Impactos da alta no combustível
Para o presidente da Trevisan Escola de Negócios, VanDyck Silveira, a alta dos combustíveis provoca uma bola de neve na economia por causa dos repasses. Além do preço do frete, que é transferido para outros produtos, o setor de serviços também reflete o aumento. As viagens de carro por aplicativos, por exemplo, ficaram mais salgadas desde o anúncio da Petrobras.
O presidente da Associação de Motoristas de Aplicativos, Eduardo Lima de Souza, afirma que a tarifa da 99 subiu 5% e a do Uber, 6,5% por km rodado. “O aumento dos combustíveis foi de 18%, então continuamos com defasagem. Muitos motoristas estão tendo de ampliar a carga horária para manter a renda.” Isso significa trabalhar até 14 horas por dia.

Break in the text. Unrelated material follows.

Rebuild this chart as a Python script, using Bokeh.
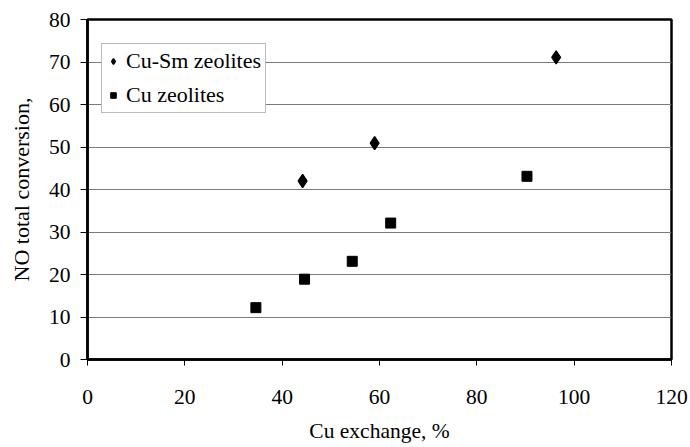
from bokeh.plotting import figure
from bokeh.models import Range1d, FixedTicker, Legend, LegendItem, LinearAxis
from bokeh.embed import file_html
from bokeh.resources import INLINE

# data
cusm_x = [44.2, 59.0, 96.3]
cusm_y = [42.0, 50.9, 71.1]
cu_x = [34.6, 44.6, 54.4, 62.3, 90.3]
cu_y = [12.2, 18.9, 23.1, 32.1, 43.1]
x_ticks = [0, 20, 40, 60, 80, 100, 120]
y_ticks = [0, 10, 20, 30, 40, 50, 60, 70, 80]
series_names = ["Cu-Sm zeolites", "Cu zeolites"]
x_title = "Cu exchange, %"
y_title = "NO total conversion,"

FONT = "'Liberation Serif', 'Times New Roman', serif"

p = figure(width=690, height=447, output_backend="svg", toolbar_location=None,
           x_range=Range1d(0, 120), y_range=Range1d(0, 80),
           min_border_left=87, min_border_right=19, min_border_top=19, min_border_bottom=88)

p.background_fill_color = "white"
p.border_fill_color = "white"
p.outline_line_color = "black"
p.outline_line_width = 2.5

p.xgrid.visible = False
p.ygrid.grid_line_color = "#7a7a7a"
p.ygrid.grid_line_width = 1
p.ygrid.ticker = FixedTicker(ticks=y_ticks)

for ax in (p.xaxis[0], p.yaxis[0]):
    ax.axis_line_color = "black"
    ax.axis_line_width = 2.5
    ax.major_tick_line_color = "black"
    ax.major_tick_line_width = 1
    ax.major_tick_in = 0
    ax.minor_tick_line_color = None
    ax.major_label_text_font = FONT
    ax.major_label_text_font_size = "21.5px"
    ax.major_label_text_color = "black"
    ax.axis_label_text_font = FONT
    ax.axis_label_text_font_size = "21.5px"
    ax.axis_label_text_font_style = "normal"
    ax.axis_label_text_color = "black"

p.xaxis.ticker = FixedTicker(ticks=x_ticks)
p.yaxis.ticker = FixedTicker(ticks=y_ticks)
p.xaxis.major_tick_out = 6
p.yaxis.major_tick_out = 7
p.xaxis.major_label_standoff = 24
p.yaxis.major_label_standoff = 10
p.xaxis.axis_label = x_title
p.xaxis.axis_label_standoff = 12

# separate title-only axis, its label centred a little below the frame middle as in the original
title_axis = LinearAxis(ticker=FixedTicker(ticks=[]), bounds=(0, 72),
                        axis_line_color=None, major_tick_line_color=None,
                        minor_tick_line_color=None, axis_label=y_title,
                        axis_label_text_font=FONT, axis_label_text_font_size="22px",
                        axis_label_text_font_style="normal", axis_label_text_color="black",
                        axis_label_standoff=12)
p.add_layout(title_axis, "left")

r1 = p.scatter(cusm_x, cusm_y, marker="diamond", size=13, line_width=1.4,
               fill_color="black", line_color="black")
r2 = p.scatter(cu_x, cu_y, marker="square", size=10,
               fill_color="black", line_color="black")

legend = Legend(items=[LegendItem(label=series_names[0], renderers=[r1]),
                       LegendItem(label=series_names[1], renderers=[r2])],
                location=(14, 246))
legend.label_text_font = FONT
legend.label_text_font_size = "22px"
legend.label_text_color = "black"
legend.border_line_color = "#777777"
legend.border_line_width = 1
legend.background_fill_color = "white"
legend.background_fill_alpha = 1
legend.padding = 4
legend.spacing = 8
legend.margin = 0
legend.glyph_width = 14
legend.glyph_height = 26
legend.label_height = 26
legend.label_standoff = 6
p.add_layout(legend, "center")

open("out.html", "w").write(file_html(p, INLINE))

Nesse caso, o consumidor não tem para onde correr. O preço das corridas de táxis também subiu. Em São Paulo, depois de sete anos sem aumento, a prefeitura autorizou o reajuste. O valor inicial da corrida saltou para R$ 5,50, com aumento de 22%. O quilômetro percorrido teve alta de 45%. A tarifa horária, cobrada quando o carro está parado ou em baixa velocidade, subiu 48%, para R$ 49.

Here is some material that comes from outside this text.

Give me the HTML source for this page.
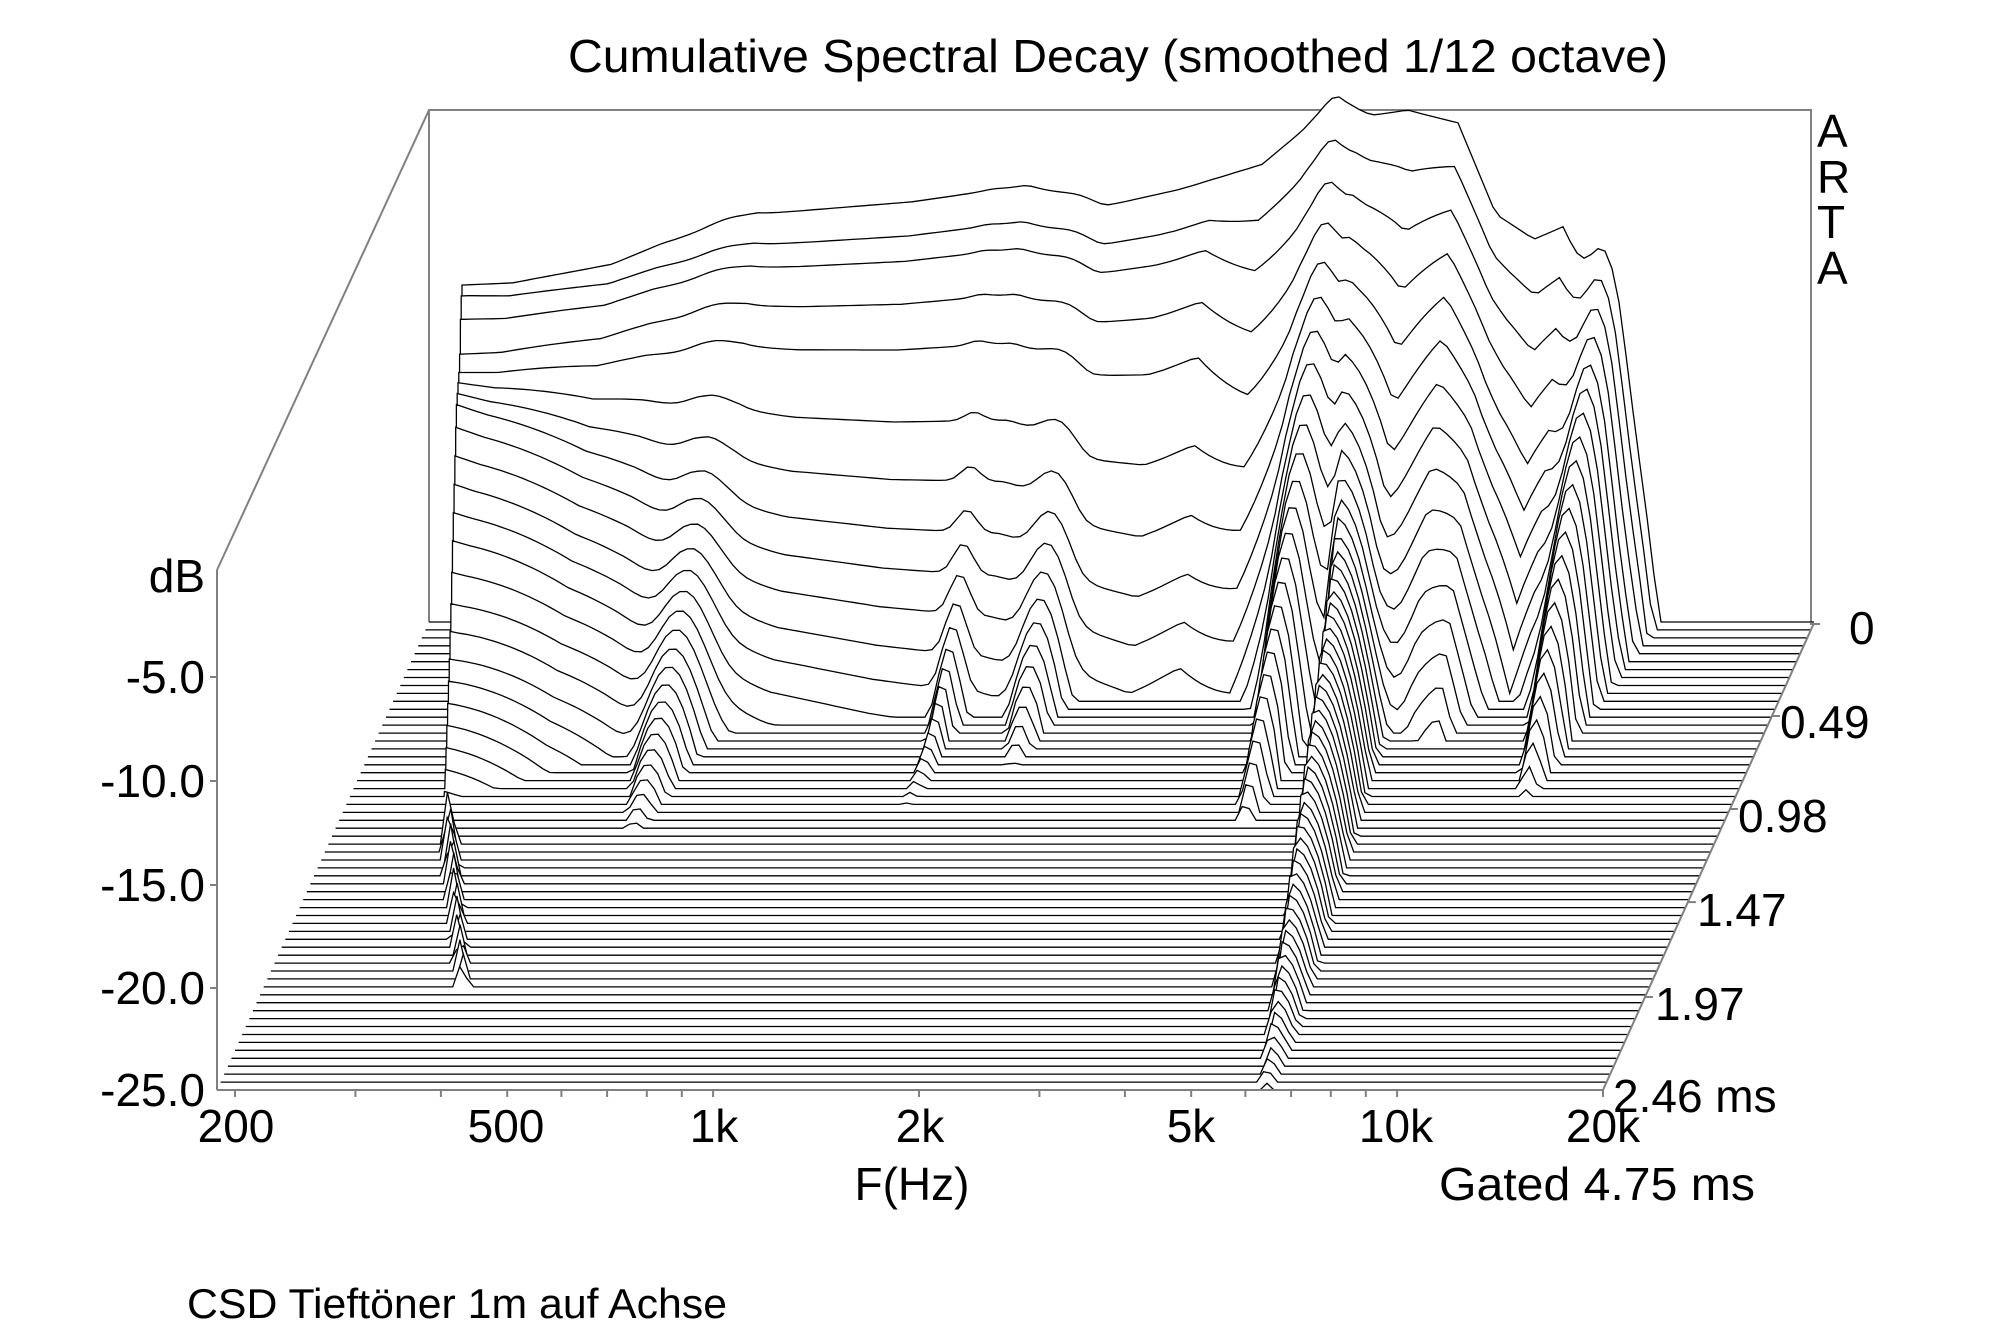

“O aumento tinha de sair de qualquer jeito, a categoria estava numa situação delicadíssima”, afirma Luiz Capelo, vice-diretor do Sindicato dos Taxistas Autônomos de São Paulo. Ele conta que, antes do reajuste, muitos motoristas enfrentavam “pane seca”: paravam de rodar por falta de dinheiro para abastecer.
A maioria roda com carros movidos a etanol e gás natural veicular (GNV). Só uma pequena parcela abastece com gasolina. Dados da Agência Nacional do Petróleo mostram que, nos últimos três meses, o preço médio do GNV subiu 25,86%, a gasolina comum teve alta de 10,93% e o etanol, de 4,15%.
Entregas
Outro hábito que caiu nas graças do brasileiro, o delivery também teve suas taxas revisadas pelas empresas. Desde o início do mês, os entregadores do iFood tiveram aumento de 50% no valor mínimo por km rodado, de R$ 1 para R$ 1,50, e outro de 13% no valor da rota mínima (a menor quantia que recebem por uma entrega), de R$ 5,31 para R$ 6.
Segundo a companhia, o aumento teve caráter de urgência por causa da inflação e do aumento dos combustíveis.
No transporte escolar, o reajuste médio das mensalidades, que ficou em torno de 20%, fez com que 30% dos pais desistissem do serviço, conta Anderson Malafaia, presidente da União Geral do Transporte Escolar.
A entidade tem 3 mil associados no Estado de São Paulo, entre motoristas autônomos, empresas e cooperativas.
Quase a totalidade dos veículos usados no transporte escolar são movidos a diesel. “O impacto da alta do diesel foi muito relevante para nós e o nosso custo operacional subiu demais”, diz Malafaia.
Mesmo com aumento da mensalidade do transporte escolar, que varia muito a depender do bairro, entre R$ 200 e R$ 900, por exemplo, Malafaia diz que esse reajuste não cobre todos os aumentos de custos que os motoristas tiveram. A necessidade de reajuste da mensalidade para retornar à situação pré-pandemia seria em torno de 40%.
Outro que reivindica uma revisão dos preços é o setor de transporte público, em que o diesel representa 30% da operação (antes do aumento da Petrobras era de 26,6%).
Segundo o presidente executivo da Associação Nacional das Empresas de Transportes Urbanos, Francisco Christovan, com a alta do diesel o setor teria de reajustar tarifas em 19,5%, mas nada foi repassado.
Nos bares e restaurantes, por causa da pressão de alimentos e, sobretudo, gás de botijão – que aumentou quase 30% em 12 meses -, a situação é crítica. “O gás representa entre 8% e 10% do custo das nossas mercadorias”, afirma Paulo Solmucci, presidente da Abrasel.
Pesquisa recente da entidade revela que 38% dos estabelecimentos amargam prejuízos e 60% declararam estar no vermelho porque não conseguiram repassar aumentos de custos para o cardápio.
*As informações são do jornal O Estado de S. Paulo e Estadão Conteúdo.